When you say the temperature gauge, what are you referring to? The small gauge just to the left of the fuel gauge? If so, what is it doing that makes you think it's not working? (Robby's answer above assumes you're talking about this gauge.) 

If you're talking about the display on the radio, that probably means your outside air sensor has becomes disconnected. It's located in the driver side fog light cover (or where the fog lights would go if you had some). If the display shows something like -40 degrees, the A/C will stop working as to run the A/C with the outside air that cold will damage it.


----------



## 15cruzer (Jul 14, 2019)

The gage to the left of the gas guage


----------



## ChevyGuy (Dec 13, 2014)

Ok, so why do you say it's not working? The needle has to point to something, I assume it's indicating something that doesn't match with reality?

And, I really would check the coolant level. You should have at a half tank in the reservoir. If it's out or near the bottom, you need to add 50/50 Dexcool. Low coolant can damage the engine.


----------



## 15cruzer (Jul 14, 2019)

I can drive tgr car and the needle doesn't register anything. That's how i know it's not working..


----------



## Maqcro1 (Apr 29, 2019)

I will suggest the same as others have. Check coolant level, if low then top it off. The ECT won’t work properly if there isn’t coolant. If coolant is full then check into replacing the ECTs. They are cheap and are known to go bad on the Cruze and will show false readings on gauge. But then again you would have an engine code for a faulty ECT if the sensor were bad.


----------



## 15cruzer (Jul 14, 2019)

My fluids were low but I kept topping it off to assure the car doesnt overheat. Before my guage was working along with my ac. It just stopped working Saturday along with ac. I do believe I have a leak but I manage to keep it under control with watching guage. I do have the check engine light on. Maybe i should go to a auto parts store and see if the codes pop what your suggesting. I figured i would start here and see if any1 else had similar issues and options of what maybe they went through. Just boggles me why my guage quit working! Thanks again on help/suggestions/inputs


----------



## Maqcro1 (Apr 29, 2019)

Let us know what codes you come up with.


----------



## 15cruzer (Jul 14, 2019)

Well it's my thermostat! P2181 code. I'll let yall know if this fixes my ac problem also


----------



## Blasirl (Mar 31, 2015)

Welcome Aboard!

Don't forget to introduce yourself and your Cruze here.


----------



## 15cruzer (Jul 14, 2019)

Thank u!


----------



## Maqcro1 (Apr 29, 2019)

15cruzer said:


> Well it's my thermostat! P2181 code. I'll let yall know if this fixes my ac problem also


Good luck. They are easy to change but are pricey on the Cruze since the thermostat is electronically controlled.


----------



## 15cruzer (Jul 14, 2019)

Hopefully 


Maqcro1 said:


> Good luck. They are easy to change but are pricey on the Cruze since the thermostat is electronically controlled.
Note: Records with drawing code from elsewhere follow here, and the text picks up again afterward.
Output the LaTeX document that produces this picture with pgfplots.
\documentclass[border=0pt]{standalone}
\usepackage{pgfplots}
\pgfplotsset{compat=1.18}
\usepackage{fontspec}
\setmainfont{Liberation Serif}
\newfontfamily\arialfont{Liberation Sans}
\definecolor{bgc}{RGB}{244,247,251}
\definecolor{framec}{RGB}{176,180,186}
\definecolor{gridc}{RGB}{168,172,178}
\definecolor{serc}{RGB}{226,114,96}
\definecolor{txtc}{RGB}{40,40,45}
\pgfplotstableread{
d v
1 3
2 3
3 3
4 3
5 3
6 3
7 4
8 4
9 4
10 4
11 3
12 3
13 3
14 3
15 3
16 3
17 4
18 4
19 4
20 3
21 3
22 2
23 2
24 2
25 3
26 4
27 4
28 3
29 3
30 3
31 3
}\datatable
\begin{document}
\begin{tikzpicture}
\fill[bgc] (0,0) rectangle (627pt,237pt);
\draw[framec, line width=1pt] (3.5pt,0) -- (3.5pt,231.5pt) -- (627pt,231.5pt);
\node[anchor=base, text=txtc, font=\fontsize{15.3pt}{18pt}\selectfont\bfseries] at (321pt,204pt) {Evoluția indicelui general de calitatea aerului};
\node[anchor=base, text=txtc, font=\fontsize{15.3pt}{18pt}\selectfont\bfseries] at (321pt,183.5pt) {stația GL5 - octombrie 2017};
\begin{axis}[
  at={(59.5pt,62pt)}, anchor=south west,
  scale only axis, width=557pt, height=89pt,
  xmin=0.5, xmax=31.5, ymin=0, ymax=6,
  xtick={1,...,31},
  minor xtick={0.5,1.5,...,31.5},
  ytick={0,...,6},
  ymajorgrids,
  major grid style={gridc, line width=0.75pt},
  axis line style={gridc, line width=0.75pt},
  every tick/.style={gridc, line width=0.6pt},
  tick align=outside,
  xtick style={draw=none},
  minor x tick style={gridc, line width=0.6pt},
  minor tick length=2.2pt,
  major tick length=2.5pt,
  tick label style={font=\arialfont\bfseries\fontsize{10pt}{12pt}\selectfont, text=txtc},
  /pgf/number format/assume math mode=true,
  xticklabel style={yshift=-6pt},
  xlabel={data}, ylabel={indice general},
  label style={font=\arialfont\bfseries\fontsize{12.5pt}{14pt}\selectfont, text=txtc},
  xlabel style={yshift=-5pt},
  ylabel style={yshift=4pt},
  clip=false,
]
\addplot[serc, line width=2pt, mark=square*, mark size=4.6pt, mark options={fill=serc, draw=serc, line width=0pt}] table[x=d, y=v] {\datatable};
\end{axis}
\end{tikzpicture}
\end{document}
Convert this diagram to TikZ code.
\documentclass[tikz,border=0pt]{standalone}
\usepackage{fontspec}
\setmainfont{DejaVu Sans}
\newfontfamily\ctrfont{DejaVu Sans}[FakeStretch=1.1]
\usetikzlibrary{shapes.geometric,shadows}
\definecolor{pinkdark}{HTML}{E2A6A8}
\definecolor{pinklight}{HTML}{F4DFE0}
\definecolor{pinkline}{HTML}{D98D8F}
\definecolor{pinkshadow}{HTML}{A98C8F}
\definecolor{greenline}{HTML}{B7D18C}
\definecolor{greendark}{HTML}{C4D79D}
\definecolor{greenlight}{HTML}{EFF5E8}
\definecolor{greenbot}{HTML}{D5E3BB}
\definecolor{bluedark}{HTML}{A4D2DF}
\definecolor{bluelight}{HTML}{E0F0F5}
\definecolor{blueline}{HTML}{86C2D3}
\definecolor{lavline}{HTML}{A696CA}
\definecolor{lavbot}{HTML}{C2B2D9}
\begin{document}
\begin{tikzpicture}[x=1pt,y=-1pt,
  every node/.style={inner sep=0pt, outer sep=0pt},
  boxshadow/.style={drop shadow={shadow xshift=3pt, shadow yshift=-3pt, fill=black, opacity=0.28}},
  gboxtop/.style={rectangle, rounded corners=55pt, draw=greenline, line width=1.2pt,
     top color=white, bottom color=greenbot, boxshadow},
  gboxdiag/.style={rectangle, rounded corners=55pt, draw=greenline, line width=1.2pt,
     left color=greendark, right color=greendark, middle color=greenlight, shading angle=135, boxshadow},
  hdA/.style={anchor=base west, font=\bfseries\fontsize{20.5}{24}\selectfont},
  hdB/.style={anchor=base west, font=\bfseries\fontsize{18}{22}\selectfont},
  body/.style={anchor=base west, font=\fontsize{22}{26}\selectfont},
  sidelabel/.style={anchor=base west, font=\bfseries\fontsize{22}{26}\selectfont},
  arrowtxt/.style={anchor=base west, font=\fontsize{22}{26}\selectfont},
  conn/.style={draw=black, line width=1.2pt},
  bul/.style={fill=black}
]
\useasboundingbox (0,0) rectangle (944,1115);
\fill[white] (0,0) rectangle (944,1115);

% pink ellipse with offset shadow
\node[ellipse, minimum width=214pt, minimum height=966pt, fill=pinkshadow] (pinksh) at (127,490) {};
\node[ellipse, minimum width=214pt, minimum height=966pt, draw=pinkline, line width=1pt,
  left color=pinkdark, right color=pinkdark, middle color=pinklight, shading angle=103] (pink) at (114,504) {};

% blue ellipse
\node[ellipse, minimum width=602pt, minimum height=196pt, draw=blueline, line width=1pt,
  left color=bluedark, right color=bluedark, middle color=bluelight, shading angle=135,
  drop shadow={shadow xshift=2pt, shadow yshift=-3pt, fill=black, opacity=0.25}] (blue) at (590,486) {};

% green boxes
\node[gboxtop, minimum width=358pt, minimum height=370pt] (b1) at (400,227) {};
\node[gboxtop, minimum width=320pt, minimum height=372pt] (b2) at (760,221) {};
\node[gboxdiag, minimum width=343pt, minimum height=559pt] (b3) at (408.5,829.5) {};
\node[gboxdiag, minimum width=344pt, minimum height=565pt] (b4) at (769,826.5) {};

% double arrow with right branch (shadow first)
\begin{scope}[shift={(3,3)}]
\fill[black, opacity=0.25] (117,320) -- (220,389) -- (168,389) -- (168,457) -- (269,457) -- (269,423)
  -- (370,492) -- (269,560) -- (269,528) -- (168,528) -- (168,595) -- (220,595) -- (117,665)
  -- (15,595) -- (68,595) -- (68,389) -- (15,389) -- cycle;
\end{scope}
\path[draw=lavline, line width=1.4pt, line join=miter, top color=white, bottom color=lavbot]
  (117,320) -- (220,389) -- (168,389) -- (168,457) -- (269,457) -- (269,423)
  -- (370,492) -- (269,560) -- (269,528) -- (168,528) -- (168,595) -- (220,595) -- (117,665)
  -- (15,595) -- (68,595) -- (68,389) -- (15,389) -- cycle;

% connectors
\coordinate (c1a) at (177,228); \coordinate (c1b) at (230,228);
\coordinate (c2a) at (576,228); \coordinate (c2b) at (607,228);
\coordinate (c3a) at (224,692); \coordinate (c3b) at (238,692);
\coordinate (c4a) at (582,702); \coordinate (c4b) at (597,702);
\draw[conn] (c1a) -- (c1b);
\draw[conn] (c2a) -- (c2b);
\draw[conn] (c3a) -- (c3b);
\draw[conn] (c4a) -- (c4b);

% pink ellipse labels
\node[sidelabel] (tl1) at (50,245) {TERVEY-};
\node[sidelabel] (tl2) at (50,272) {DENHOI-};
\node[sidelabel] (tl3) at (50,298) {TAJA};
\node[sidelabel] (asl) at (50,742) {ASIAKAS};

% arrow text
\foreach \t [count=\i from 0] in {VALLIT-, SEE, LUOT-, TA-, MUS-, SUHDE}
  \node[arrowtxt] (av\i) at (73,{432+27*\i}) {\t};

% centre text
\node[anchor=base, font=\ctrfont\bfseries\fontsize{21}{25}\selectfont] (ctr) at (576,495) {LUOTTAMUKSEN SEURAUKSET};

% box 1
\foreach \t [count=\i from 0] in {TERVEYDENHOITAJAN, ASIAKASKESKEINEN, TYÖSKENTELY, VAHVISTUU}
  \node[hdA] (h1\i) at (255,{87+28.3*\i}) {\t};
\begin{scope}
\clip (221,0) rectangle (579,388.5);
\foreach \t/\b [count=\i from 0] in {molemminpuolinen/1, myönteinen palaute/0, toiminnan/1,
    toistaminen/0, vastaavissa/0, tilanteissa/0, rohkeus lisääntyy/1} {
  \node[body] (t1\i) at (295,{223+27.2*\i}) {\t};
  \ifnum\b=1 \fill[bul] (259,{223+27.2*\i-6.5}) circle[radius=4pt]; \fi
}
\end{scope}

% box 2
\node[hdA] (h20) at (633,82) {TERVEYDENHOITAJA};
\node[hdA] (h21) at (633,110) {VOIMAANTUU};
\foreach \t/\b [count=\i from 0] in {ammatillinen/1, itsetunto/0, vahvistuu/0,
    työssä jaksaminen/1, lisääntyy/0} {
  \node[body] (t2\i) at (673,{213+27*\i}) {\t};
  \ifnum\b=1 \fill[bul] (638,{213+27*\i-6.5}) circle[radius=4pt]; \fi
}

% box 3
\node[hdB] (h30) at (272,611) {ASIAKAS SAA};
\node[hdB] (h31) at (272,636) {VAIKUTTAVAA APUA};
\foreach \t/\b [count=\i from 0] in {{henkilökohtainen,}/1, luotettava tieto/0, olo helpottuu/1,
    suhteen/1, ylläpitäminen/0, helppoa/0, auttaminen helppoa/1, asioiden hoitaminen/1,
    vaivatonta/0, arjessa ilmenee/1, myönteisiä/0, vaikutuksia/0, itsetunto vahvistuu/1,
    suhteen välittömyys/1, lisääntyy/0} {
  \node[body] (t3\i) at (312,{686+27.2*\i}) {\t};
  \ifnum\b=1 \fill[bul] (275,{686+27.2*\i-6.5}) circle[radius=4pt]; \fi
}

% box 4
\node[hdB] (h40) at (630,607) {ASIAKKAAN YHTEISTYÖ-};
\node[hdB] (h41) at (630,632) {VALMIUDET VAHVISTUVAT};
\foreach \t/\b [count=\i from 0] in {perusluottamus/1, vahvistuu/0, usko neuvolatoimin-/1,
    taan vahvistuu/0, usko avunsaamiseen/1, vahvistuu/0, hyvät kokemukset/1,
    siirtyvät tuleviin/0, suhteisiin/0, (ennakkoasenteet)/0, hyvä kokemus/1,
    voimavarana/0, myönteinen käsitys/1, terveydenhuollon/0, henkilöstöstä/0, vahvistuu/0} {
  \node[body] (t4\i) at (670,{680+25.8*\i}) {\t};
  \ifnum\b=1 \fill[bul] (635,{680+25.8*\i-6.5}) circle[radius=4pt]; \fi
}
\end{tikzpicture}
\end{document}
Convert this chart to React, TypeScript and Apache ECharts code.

Hopefully not super expensive


----------



## Maqcro1 (Apr 29, 2019)

15cruzer said:


> Hopefully
> 
> Hopefully not super expensive


Last time I checked local parts stores offered the t-stat for around $90.

You can get an oem tstat online for $49 plus shipping.

I remembera few years back the tstat was $144 ?


----------



## 15cruzer (Jul 14, 2019)

Oh my I may go with the online option. Thanks! I'll keep yall updated.


----------



## petem124 (Jun 15, 2019)

15cruzer said:


> So I have a 2015 chevy cruze. Recently my temperature gauge stopped working. Now my ac isnt working. Any1 available for ideas of what could be wrong


----------



## petem124 (Jun 15, 2019)

Check your outside temperature gauge. It might need to get replaced if bad. Mine was missing and when the wiring would get wet my A.C. would stop working. I bought one and put it on and my outside temperature started working on my dash it had never done that. Now when I wash the car or if rains my A.C. works....Good Luck


----------